[Entries from a dataset]
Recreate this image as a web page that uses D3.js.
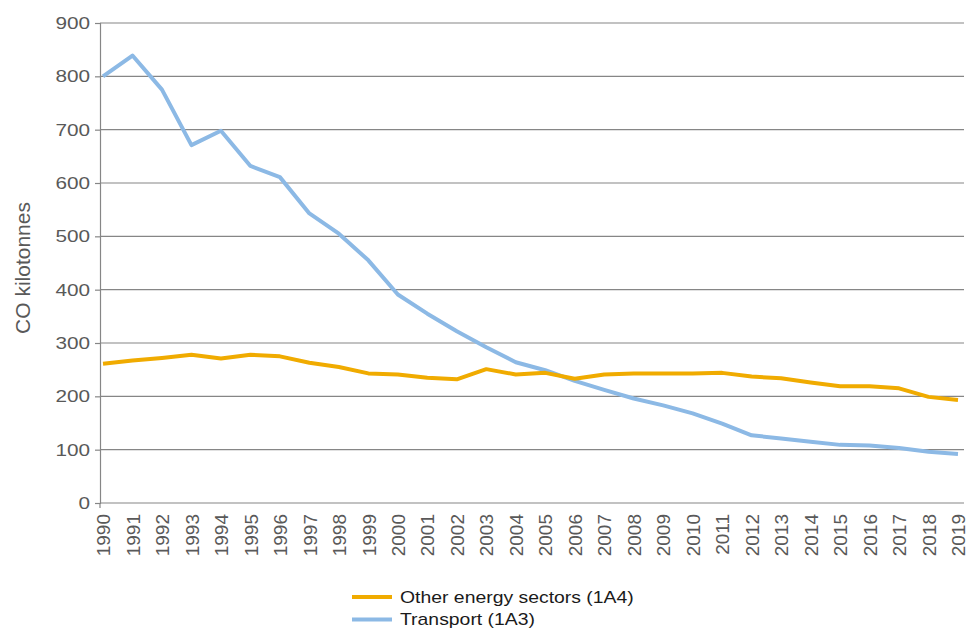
<!DOCTYPE html>
<html>
<head>
<meta charset="utf-8">
<script src="https://cdn.jsdelivr.net/npm/d3@7/dist/d3.min.js"></script>
<style>
  body { margin: 0; background: #fff; }
  svg { font-family: "Liberation Sans", Arial, sans-serif; }
</style>
</head>
<body>
<svg id="chart" width="969" height="630"></svg>
<script>
const years = d3.range(1990, 2020).map(String)
const otherEnergy = [261, 267, 272, 278, 271, 278, 275, 263, 255, 243, 241, 235, 232, 251, 241, 244, 233, 241, 243, 243, 243, 244, 237, 234, 226, 219, 219, 215, 199, 193]
const transport = [800, 839, 775, 671, 698, 632, 611, 543, 505, 455, 391, 355, 322, 292, 264, 249, 229, 212, 196, 183, 168, 149, 127, 121, 115, 109, 108, 103, 96, 92]
const yTicks = [0, 100, 200, 300, 400, 500, 600, 700, 800, 900]
const seriesNames = ["Other energy sectors (1A4)", "Transport (1A3)"]
const colors = ["#f0ab00", "#8cb9e5"]

const dims = { left: 100, right: 964, top: 23, bottom: 503 }

const svg = d3.select("#chart")

// the source image is a bit wide, so horizontal text gets stretched
const stretch = (sel, k) => sel.each(function () {
  const len = this.getComputedTextLength()
  d3.select(this).attr("textLength", len * k).attr("lengthAdjust", "spacingAndGlyphs")
})

const x = d3.scalePoint().domain(years).range([103, 958])
const y = d3.scaleLinear().domain([0, 900]).range([dims.bottom, dims.top])

// gridlines
svg.append("g").selectAll("line").data(yTicks).join("line")
  .attr("x1", dims.left).attr("x2", dims.right)
  .attr("y1", d => y(d)).attr("y2", d => y(d))
  .attr("stroke", "#868686").attr("stroke-width", 1.2)

// y axis
const yAxis = d3.axisLeft(y).tickValues(yTicks).tickSize(5).tickPadding(5)
const yG = svg.append("g").attr("transform", `translate(${dims.left},0)`).call(yAxis)
yG.select(".domain").attr("stroke", "#868686").attr("stroke-width", 1.2)
yG.selectAll(".tick line").attr("stroke", "#868686").attr("stroke-width", 1.2)
yG.selectAll("text").attr("fill", "#595959").style("font-size", "17px").call(stretch, 1.22)

// x axis labels
const xAxis = d3.axisBottom(x).tickSize(0).tickPadding(0)
const xG = svg.append("g").attr("transform", `translate(0,${dims.bottom})`).call(xAxis)
xG.select(".domain").remove()
xG.selectAll("text")
  .attr("fill", "#595959").style("font-size", "19px")
  .attr("text-anchor", "end")
  .attr("transform", "rotate(-90)")
  .attr("x", -11).attr("y", 0).attr("dy", "0.35em")
svg.append("line").attr("x1", dims.left).attr("x2", dims.left)
  .attr("y1", dims.bottom).attr("y2", dims.bottom + 5)
  .attr("stroke", "#868686").attr("stroke-width", 1.2)

// y title
svg.append("text")
  .attr("transform", `translate(30,268) rotate(-90)`)
  .attr("text-anchor", "middle")
  .attr("fill", "#595959").style("font-size", "21px")
  .text("CO kilotonnes")

const line = d3.line().x((d, i) => x(years[i])).y(d => y(d))

svg.append("path").datum(transport)
  .attr("d", line).attr("fill", "none")
  .attr("stroke", colors[1]).attr("stroke-width", 4).attr("stroke-linejoin", "round")
svg.append("path").datum(otherEnergy)
  .attr("d", line).attr("fill", "none")
  .attr("stroke", colors[0]).attr("stroke-width", 4).attr("stroke-linejoin", "round")

// legend
const legend = svg.append("g").attr("transform", "translate(352,597)")
seriesNames.forEach((name, i) => {
  const g = legend.append("g").attr("transform", `translate(0,${i * 22.5})`)
  g.append("line").attr("x1", 0).attr("x2", 40).attr("y1", 0).attr("y2", 0)
    .attr("stroke", colors[i]).attr("stroke-width", 4)
  g.append("text").attr("x", 48).attr("dy", "0.35em")
    .attr("fill", "#1a1a1a").style("font-size", "17px").text(name).call(stretch, 1.14)
})
</script>
</body>
</html>
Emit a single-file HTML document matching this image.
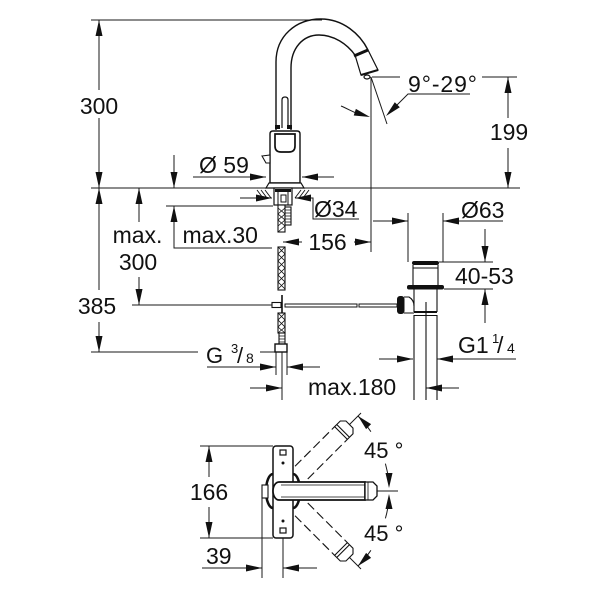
<!DOCTYPE html>
<html><head><meta charset="utf-8"><style>
html,body{margin:0;padding:0;background:#fff;}
svg{display:block;}
text{font-family:"Liberation Sans",Arial,sans-serif;fill:#111;}
</style></head><body>
<svg width="600" height="600" viewBox="0 0 600 600" xmlns="http://www.w3.org/2000/svg">
<rect width="600" height="600" fill="#fff"/>

<!-- dimension lines -->
<g stroke="#1a1a1a" stroke-width="1" fill="none">
<path d="M91 20H322"/>
<path d="M99 20V90M99 118V188"/>
<path d="M91 188H520"/>
<path d="M174 155V188"/>
<path d="M193 177H266M302 177H334"/>
<path d="M99 188V290M99 322V352"/>
<path d="M91 352H198M260 352H276"/>
<path d="M139 188V222M139 277V305"/>
<path d="M132 305H273"/>
<path d="M166 206H273M174 206V248H272"/>
<path d="M240 198H272M295 198H313V219H359"/>
<path d="M283 242H302M354 242H371M371 77V252"/>
<path d="M372 77H400M482 77H517M508 77V118M508 148V188"/>
<path d="M371 77L387 124"/>
<path d="M470 94H408L392 110"/>
<path d="M341 106C348 109 355 113 360 114.5"/>
<path d="M373 221H408M443 221H503M408 213V262M443 213V262"/>
<path d="M439 262H493M444 289H493M485 229V262M485 289V323"/>
<path d="M379 359H413M437 359H516"/>
<path d="M276 352V375M287 352V375M282 352V400M207 367H276M287 367H320"/>
<path d="M250 388H282M426 388H459"/>
<!-- top view dims -->
<path d="M200 446H273M200 538H273"/>
<path d="M209 446V477M209 507V538"/>
<path d="M262 498V578M283 538V578M202 568H262M283 568H317"/>
<path d="M377 491H398"/>
<path d="M358 416A106 106 0 0 1 370.9 431.7"/>
<path d="M385.4 463.6A106 106 0 0 1 388.9 482"/>
<path d="M388.9 500A106 106 0 0 1 385.4 518.4"/>
<path d="M370.9 550.3A106 106 0 0 1 358 566"/>
<path d="M349.5 424.5L361 413M349.5 557.5L361 569"/>
</g>

<!-- arrowheads -->
<g fill="#111" stroke="none">
<polygon points="99,20 95.5,36 102.5,36"/>
<polygon points="99,188 95.5,172 102.5,172"/>
<polygon points="174,188 170.5,172 177.5,172"/>
<polygon points="266,177 250,173.5 250,180.5"/>
<polygon points="302,177 318,173.5 318,180.5"/>
<polygon points="99,188 95.5,204 102.5,204"/>
<polygon points="99,352 95.5,336 102.5,336"/>
<polygon points="139,188 135.5,204 142.5,204"/>
<polygon points="139,305 135.5,289 142.5,289"/>
<polygon points="174,206 170.5,222 177.5,222"/>
<polygon points="272,198 256,194.5 256,201.5"/>
<polygon points="295,198 311,194.5 311,201.5"/>
<polygon points="283,242 299,238.5 299,245.5"/>
<polygon points="371,242 355,238.5 355,245.5"/>
<polygon points="508,77 504.5,93 511.5,93"/>
<polygon points="508,188 504.5,172 511.5,172"/>
<polygon points="386,116 399.8,107.2 394.8,102.2"/>
<polygon points="370,117 353.7,115.5 355.9,108.9"/>
<polygon points="408,221 392,217.5 392,224.5"/>
<polygon points="443,221 459,217.5 459,224.5"/>
<polygon points="485,262 481.5,246 488.5,246"/>
<polygon points="485,289 481.5,305 488.5,305"/>
<polygon points="413,359 397,355.5 397,362.5"/>
<polygon points="437,359 453,355.5 453,362.5"/>
<polygon points="276,367 260,363.5 260,370.5"/>
<polygon points="287,367 303,363.5 303,370.5"/>
<polygon points="282,388 266,384.5 266,391.5"/>
<polygon points="426,388 442,384.5 442,391.5"/>
<polygon points="209,446 205.5,462 212.5,462"/>
<polygon points="209,538 205.5,522 212.5,522"/>
<polygon points="262,568 246,564.5 246,571.5"/>
<polygon points="283,568 299,564.5 299,571.5"/>
<polygon points="358,416 371.1,424.1 366.1,429.1"/>
<polygon points="389,488 385.5,473 392.5,473"/>
<polygon points="389,494 385.5,509 392.5,509"/>
<polygon points="358,566 371.1,557.9 366.1,552.9"/>
</g>

<!-- faucet elevation -->
<g stroke="#111" fill="none">
<path d="M276 130V62C276 36 296 19 321 19C343 19 360 34 368 50" stroke-width="1.4"/>
<path d="M291 130V68C291 48 303 35 319 35C334 35 347 44 355 55" stroke-width="1.4"/>
<polygon points="355,55 368,50 378,70 361,75" fill="#fff" stroke-width="1.2"/>
<path d="M354 56L368 50" stroke-width="3"/>
<path d="M361 75L378 70" stroke-width="2"/>
<ellipse cx="367" cy="77" rx="3" ry="2" stroke-width="1.2"/>
<path d="M282 128V100Q282 97 285 97Q288 97 288 100V128" fill="#fff" stroke-width="1.2"/>
<rect x="275" y="125" width="5" height="4" fill="#111" stroke="none"/>
<rect x="287" y="125" width="5" height="4" fill="#111" stroke="none"/>
<path d="M270 183V134Q270 131 273 131H297Q300 131 300 134V183Z" fill="#fff" stroke-width="1.4"/>
<path d="M275 134H295V146Q295 152 289 152H281Q275 152 275 146Z" stroke-width="1.7"/>
<polygon points="262,156 270,155 270,163 266,163" fill="#fff" stroke-width="1.1"/>
<polygon points="269,183 301,183 304,188 266,188" fill="#fff" stroke-width="1.2"/>
<path d="M257 190L263 198M261 190L267 198M265 190L271 198M309 190L303 198M305 190L299 198M301 190L295 198" stroke-width="0.9"/>
<rect x="274" y="188" width="18" height="17" fill="#fff" stroke-width="1.2"/>
<rect x="275" y="189" width="16" height="3" fill="#111" stroke="none"/>
<path d="M278 192V205M288 192V205" stroke-width="1"/>
<rect x="281" y="195" width="5" height="7" stroke-width="1"/>
<!-- hoses -->
<rect x="278" y="205" width="7" height="27" fill="#fff" stroke-width="1.1"/>
<path d="M278 208L285 214L278 220L285 226L278 232M285 208L278 214L285 220L278 226" stroke-width="0.8"/>
<rect x="285" y="207" width="6" height="18" fill="#fff" stroke-width="1.1"/>
<path d="M285 210H291M285 213H291M285 216H291M285 219H291M285 222H291" stroke-width="0.8"/>
<rect x="278" y="247" width="7" height="43" fill="#fff" stroke-width="1.1"/>
<path d="M278 247L285 254L278 261L285 268L278 275L285 282L278 289M285 247L278 254L285 261L278 268L285 275L278 282L285 289" stroke-width="0.8"/>
<path d="M282 295V315" stroke-width="1.6"/>
<rect x="272" y="302.5" width="9" height="5" fill="#fff" stroke-width="1.1"/>
<rect x="285" y="304" width="72" height="3" fill="#fff" stroke-width="1"/>
<rect x="359" y="304" width="38" height="3" fill="#fff" stroke-width="1"/>
<rect x="278" y="313" width="7" height="20" fill="#fff" stroke-width="1.1"/>
<path d="M278 313L285 320L278 327L285 333M285 313L278 320L285 327L278 333" stroke-width="0.8"/>
<rect x="279" y="333" width="6" height="12" fill="#fff" stroke-width="1.1"/>
<path d="M279 336H285M279 339H285M279 342H285" stroke-width="0.8"/>
<rect x="275" y="344" width="12" height="8" fill="#fff" stroke-width="1.4"/>
<!-- drain -->
<rect x="412" y="261" width="27" height="4" rx="2" fill="#111" stroke="none"/>
<path d="M413 265V285M438 265V285M413 268H438" stroke-width="1.1"/>
<rect x="407" y="285" width="37" height="4.5" rx="2" fill="#111" stroke="none"/>
<path d="M414 289V312M437 289V312" stroke-width="1.1"/>
<rect x="414" y="311" width="23" height="2" fill="#111" stroke="none"/>
<path d="M414 315.5H437M414 315V400M437 315V400M426 302V400" stroke-width="1.1"/>
<path d="M404 297H409Q414 300 414 306M404 313H414" stroke-width="1.1"/>
<rect x="397" y="296" width="7.5" height="18" rx="3" fill="#111" stroke="none"/>
</g>

<!-- top view -->
<g stroke="#111" fill="none">
<g transform="rotate(-45 283 491)">
<path d="M296 482H365M296 500H365" stroke-dasharray="9 4" stroke-width="1.1"/>
<path d="M365 482H373L377 486V496L373 500H365ZM368 482V500" fill="#fff" stroke-width="1.1"/>
</g>
<g transform="rotate(45 283 491)">
<path d="M296 482H365M296 500H365" stroke-dasharray="9 4" stroke-width="1.1"/>
<path d="M365 482H373L377 486V496L373 500H365ZM368 482V500" fill="#fff" stroke-width="1.1"/>
</g>
<rect x="273" y="446" width="20" height="92" rx="3" fill="#fff" stroke-width="1.5"/>
<path d="M273 474A7 17 0 0 0 273 508M293 474A7 17 0 0 1 293 508" stroke-width="2.5"/>
<rect x="280" y="450" width="6" height="5" stroke-width="1.2"/>
<rect x="280" y="528" width="6" height="5" stroke-width="1.2"/>
<circle cx="283" cy="463" r="1" fill="#111"/>
<circle cx="283" cy="521" r="1" fill="#111"/>
<rect x="262" y="485" width="6" height="13" fill="#fff" stroke-width="1.1"/>
<path d="M279 482H365V500H279A6 9 0 0 1 279 482Z" fill="#fff" stroke-width="1.7"/>
<path d="M281 485H365M281 497H365" stroke-width="0.8"/>
<path d="M365 482H373L377 486V496L373 500H365Z" fill="#fff" stroke-width="1.3"/>
<path d="M368 482V500" stroke-width="0.8"/>
</g>

<!-- labels -->
<text x="99" y="114" font-size="23" text-anchor="middle">300</text>
<text x="97" y="314" font-size="23" text-anchor="middle">385</text>
<text x="137.5" y="243" font-size="23" text-anchor="middle">max.</text>
<text x="138" y="270" font-size="23" text-anchor="middle">300</text>
<text x="182.5" y="243" font-size="23">max.30</text>
<text x="199" y="173" font-size="23">Ø 59</text>
<text x="314" y="217" font-size="23">Ø34</text>
<text x="327.5" y="250" font-size="23" text-anchor="middle">156</text>
<text x="408" y="92" font-size="23" textLength="69" lengthAdjust="spacing">9°-29°</text>
<text x="509" y="140" font-size="23" text-anchor="middle">199</text>
<text x="461" y="218" font-size="23">Ø63</text>
<text x="455" y="284" font-size="23">40-53</text>
<text x="308" y="395" font-size="23">max.180</text>
<text x="206" y="363" font-size="22">G</text>
<text x="231" y="353" font-size="13">3</text>
<text x="237" y="363" font-size="22">/</text>
<text x="246" y="363" font-size="14">8</text>
<text x="458" y="353" font-size="23">G1</text>
<text x="492" y="343" font-size="13">1</text>
<text x="497" y="353" font-size="23">/</text>
<text x="507" y="353" font-size="14">4</text>
<text x="209" y="500" font-size="23" text-anchor="middle">166</text>
<text x="206" y="564" font-size="23">39</text>
<text x="364" y="458" font-size="22">45 °</text>
<text x="364" y="541" font-size="22">45 °</text>
</svg>
</body></html>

**TASK STATEMENT**: Say how many lines of the data include the word "image". Nothing other than the number should be given.

**EXERCISE OUTPUT**: 3